>> Begin Data provided

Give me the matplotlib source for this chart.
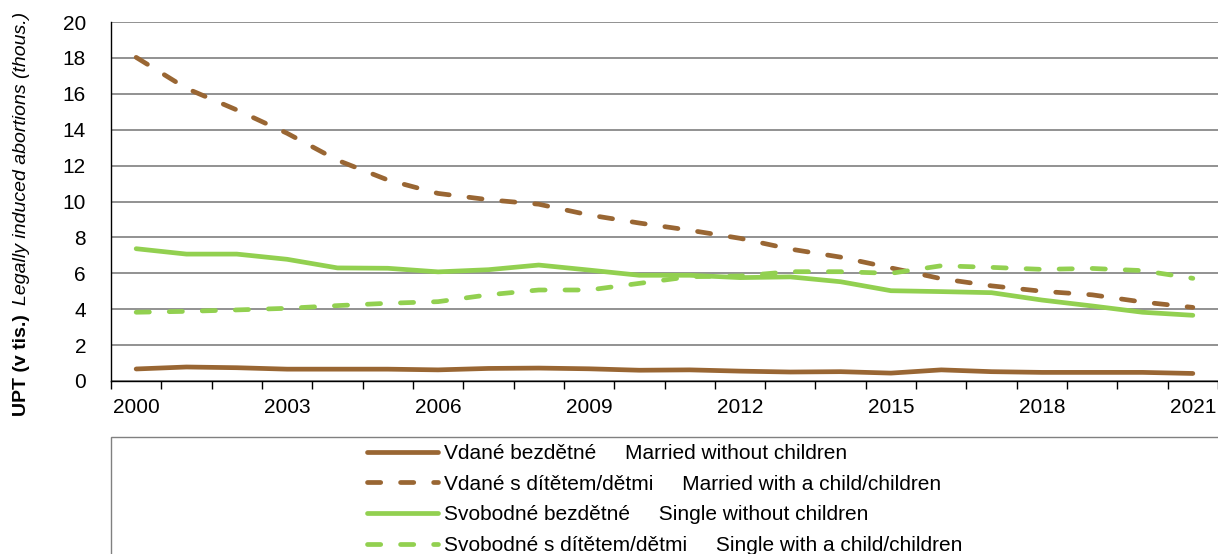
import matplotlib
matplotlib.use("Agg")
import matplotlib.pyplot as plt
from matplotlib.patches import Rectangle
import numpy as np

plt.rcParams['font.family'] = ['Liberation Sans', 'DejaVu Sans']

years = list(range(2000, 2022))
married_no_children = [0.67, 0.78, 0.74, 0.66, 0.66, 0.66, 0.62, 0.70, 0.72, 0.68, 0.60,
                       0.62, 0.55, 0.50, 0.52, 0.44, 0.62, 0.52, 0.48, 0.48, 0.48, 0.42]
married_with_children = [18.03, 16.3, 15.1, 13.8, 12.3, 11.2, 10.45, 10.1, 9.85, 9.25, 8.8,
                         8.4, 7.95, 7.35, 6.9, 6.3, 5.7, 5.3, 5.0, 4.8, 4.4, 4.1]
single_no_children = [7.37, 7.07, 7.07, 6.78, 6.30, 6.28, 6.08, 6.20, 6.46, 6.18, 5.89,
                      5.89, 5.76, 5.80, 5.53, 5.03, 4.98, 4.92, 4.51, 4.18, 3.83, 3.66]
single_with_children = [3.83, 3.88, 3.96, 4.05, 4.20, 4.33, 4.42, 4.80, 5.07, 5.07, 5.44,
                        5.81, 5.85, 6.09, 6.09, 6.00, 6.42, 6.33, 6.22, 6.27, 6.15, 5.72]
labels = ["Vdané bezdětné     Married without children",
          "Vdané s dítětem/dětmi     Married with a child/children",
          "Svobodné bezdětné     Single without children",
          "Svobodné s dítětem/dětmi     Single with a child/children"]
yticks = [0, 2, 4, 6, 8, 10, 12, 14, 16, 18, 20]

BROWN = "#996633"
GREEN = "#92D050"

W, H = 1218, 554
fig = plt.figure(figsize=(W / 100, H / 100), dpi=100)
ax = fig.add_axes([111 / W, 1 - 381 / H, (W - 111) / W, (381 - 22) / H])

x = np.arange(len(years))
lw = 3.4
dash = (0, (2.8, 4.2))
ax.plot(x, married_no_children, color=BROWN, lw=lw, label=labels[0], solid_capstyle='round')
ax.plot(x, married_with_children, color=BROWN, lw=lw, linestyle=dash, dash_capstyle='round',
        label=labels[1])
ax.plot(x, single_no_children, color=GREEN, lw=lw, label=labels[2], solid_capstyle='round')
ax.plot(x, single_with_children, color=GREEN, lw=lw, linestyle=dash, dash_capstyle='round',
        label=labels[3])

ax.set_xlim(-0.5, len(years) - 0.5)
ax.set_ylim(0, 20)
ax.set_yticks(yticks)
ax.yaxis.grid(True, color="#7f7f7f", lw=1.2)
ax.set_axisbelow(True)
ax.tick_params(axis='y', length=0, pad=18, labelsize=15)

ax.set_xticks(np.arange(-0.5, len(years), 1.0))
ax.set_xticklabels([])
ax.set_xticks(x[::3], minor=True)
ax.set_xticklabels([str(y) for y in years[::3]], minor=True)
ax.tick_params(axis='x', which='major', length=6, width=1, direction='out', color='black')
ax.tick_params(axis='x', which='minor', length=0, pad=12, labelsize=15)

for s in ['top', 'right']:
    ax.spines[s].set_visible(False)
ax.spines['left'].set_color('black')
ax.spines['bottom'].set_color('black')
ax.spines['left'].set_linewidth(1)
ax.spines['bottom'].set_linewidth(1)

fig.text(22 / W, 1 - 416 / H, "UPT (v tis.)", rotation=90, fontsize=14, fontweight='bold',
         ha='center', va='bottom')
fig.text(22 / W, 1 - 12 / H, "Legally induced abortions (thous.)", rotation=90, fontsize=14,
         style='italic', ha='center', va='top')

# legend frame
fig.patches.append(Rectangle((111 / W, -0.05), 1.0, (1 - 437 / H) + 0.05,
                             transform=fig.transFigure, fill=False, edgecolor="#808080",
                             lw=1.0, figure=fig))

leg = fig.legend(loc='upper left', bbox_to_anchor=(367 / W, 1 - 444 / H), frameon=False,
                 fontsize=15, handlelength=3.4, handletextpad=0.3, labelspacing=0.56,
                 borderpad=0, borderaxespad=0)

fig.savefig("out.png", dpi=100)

>> End Data provided

**Exercise**
Print the listing above in full, exactly as written. Omit any pictures.

**Problem solution**
Give me the matplotlib source for this chart.
import matplotlib
matplotlib.use("Agg")
import matplotlib.pyplot as plt
from matplotlib.patches import Rectangle
import numpy as np

plt.rcParams['font.family'] = ['Liberation Sans', 'DejaVu Sans']

years = list(range(2000, 2022))
married_no_children = [0.67, 0.78, 0.74, 0.66, 0.66, 0.66, 0.62, 0.70, 0.72, 0.68, 0.60,
                       0.62, 0.55, 0.50, 0.52, 0.44, 0.62, 0.52, 0.48, 0.48, 0.48, 0.42]
married_with_children = [18.03, 16.3, 15.1, 13.8, 12.3, 11.2, 10.45, 10.1, 9.85, 9.25, 8.8,
                         8.4, 7.95, 7.35, 6.9, 6.3, 5.7, 5.3, 5.0, 4.8, 4.4, 4.1]
single_no_children = [7.37, 7.07, 7.07, 6.78, 6.30, 6.28, 6.08, 6.20, 6.46, 6.18, 5.89,
                      5.89, 5.76, 5.80, 5.53, 5.03, 4.98, 4.92, 4.51, 4.18, 3.83, 3.66]
single_with_children = [3.83, 3.88, 3.96, 4.05, 4.20, 4.33, 4.42, 4.80, 5.07, 5.07, 5.44,
                        5.81, 5.85, 6.09, 6.09, 6.00, 6.42, 6.33, 6.22, 6.27, 6.15, 5.72]
labels = ["Vdané bezdětné     Married without children",
          "Vdané s dítětem/dětmi     Married with a child/children",
          "Svobodné bezdětné     Single without children",
          "Svobodné s dítětem/dětmi     Single with a child/children"]
yticks = [0, 2, 4, 6, 8, 10, 12, 14, 16, 18, 20]

BROWN = "#996633"
GREEN = "#92D050"

W, H = 1218, 554
fig = plt.figure(figsize=(W / 100, H / 100), dpi=100)
ax = fig.add_axes([111 / W, 1 - 381 / H, (W - 111) / W, (381 - 22) / H])

x = np.arange(len(years))
lw = 3.4
dash = (0, (2.8, 4.2))
ax.plot(x, married_no_children, color=BROWN, lw=lw, label=labels[0], solid_capstyle='round')
ax.plot(x, married_with_children, color=BROWN, lw=lw, linestyle=dash, dash_capstyle='round',
        label=labels[1])
ax.plot(x, single_no_children, color=GREEN, lw=lw, label=labels[2], solid_capstyle='round')
ax.plot(x, single_with_children, color=GREEN, lw=lw, linestyle=dash, dash_capstyle='round',
        label=labels[3])

ax.set_xlim(-0.5, len(years) - 0.5)
ax.set_ylim(0, 20)
ax.set_yticks(yticks)
ax.yaxis.grid(True, color="#7f7f7f", lw=1.2)
ax.set_axisbelow(True)
ax.tick_params(axis='y', length=0, pad=18, labelsize=15)

ax.set_xticks(np.arange(-0.5, len(years), 1.0))
ax.set_xticklabels([])
ax.set_xticks(x[::3], minor=True)
ax.set_xticklabels([str(y) for y in years[::3]], minor=True)
ax.tick_params(axis='x', which='major', length=6, width=1, direction='out', color='black')
ax.tick_params(axis='x', which='minor', length=0, pad=12, labelsize=15)

for s in ['top', 'right']:
    ax.spines[s].set_visible(False)
ax.spines['left'].set_color('black')
ax.spines['bottom'].set_color('black')
ax.spines['left'].set_linewidth(1)
ax.spines['bottom'].set_linewidth(1)

fig.text(22 / W, 1 - 416 / H, "UPT (v tis.)", rotation=90, fontsize=14, fontweight='bold',
         ha='center', va='bottom')
fig.text(22 / W, 1 - 12 / H, "Legally induced abortions (thous.)", rotation=90, fontsize=14,
         style='italic', ha='center', va='top')

# legend frame
fig.patches.append(Rectangle((111 / W, -0.05), 1.0, (1 - 437 / H) + 0.05,
                             transform=fig.transFigure, fill=False, edgecolor="#808080",
                             lw=1.0, figure=fig))

leg = fig.legend(loc='upper left', bbox_to_anchor=(367 / W, 1 - 444 / H), frameon=False,
                 fontsize=15, handlelength=3.4, handletextpad=0.3, labelspacing=0.56,
                 borderpad=0, borderaxespad=0)

fig.savefig("out.png", dpi=100)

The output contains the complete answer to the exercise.